Les Amants de Vérone – d’André Cayatte – 1949
Les amants de Vérone… Roméo et Juliette ? Non… Enfin si… enfin non… enfin… André Cayatte, avant de devenir un cinéaste engagé spécialisé dans les films à thèse autour de la justice, aussi sincère que peu enthousiasmant, a signé ce film original et ambitieux, hommage malin au classique de Shakespeare, écrit par Jacques Prévert.
Les premières images laissent penser que nous sommes dans l’Italie des Capulet et des Montaigu. Mais non : le récit qui introduit le film est celui, lassé, d’un guide dans une verrerie de l’île de Murano, où s’affairent des corps bien d’aujourd’hui (enfin, de 1949), dont celui d’un tout jeune Serge Reggiani.
Le guide, c’est Pierre Brasseur, véritable fil conducteur et ressort dramatique du film : amoureux éconduit, assassin en puissance, et victime expiatoire du récit. Comme chez Shakespeare, il est question d’amour impossible, de passion pure, de trahison et de destin, dans les beaux décors de Vérone, et surtout de Venise.
Cette version contemporaine du drame se déroule dans les coulisses d’un tournage de cinéma, pour renforcer le jeu de miroir. Celui d’une énième version de Roméo et Juliette, bien sûr.

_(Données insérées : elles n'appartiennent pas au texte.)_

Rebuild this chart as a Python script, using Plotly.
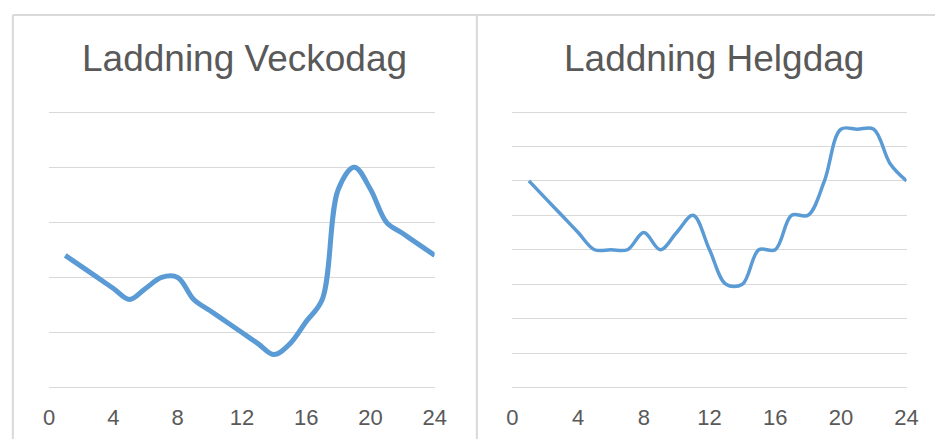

Ce qu’on voit des scènes qui se tournent ne donne d’ailleurs guère envie de découvrir le film terminé…
Mais le drame qui se noue en coulisses est fort, comme ce coup de foudre (sur un balcon, comme il se doit) que vivent deux doublures, effaçant instantanément ceux qui devraient être au cœur de l’attention, dont Martine Carole en star de cinéma, interprète de Juliette.
Ces deux héros : un souffleur de verre (Reggiani, donc), et une jeune femme étouffée par une famille très dysfonctionnelle (Anouk Aimée, et sa voix déjà fascinante). Ce qui se passe entre ces deux là est assez magique.
Les intrigues annexes ne sont pas toujours convaincantes, et les rebondissements incessant manquent souvent de rythme, Cayatte se perdant dans un récit trop plein de personnages secondaires inégaux (Dalio en vétéran frappadingue, bof). Cayatte ne fait pas de miracle. Mais loin de ses films « Dossier de l’écran » à venir, il signe surprenant et séduisant.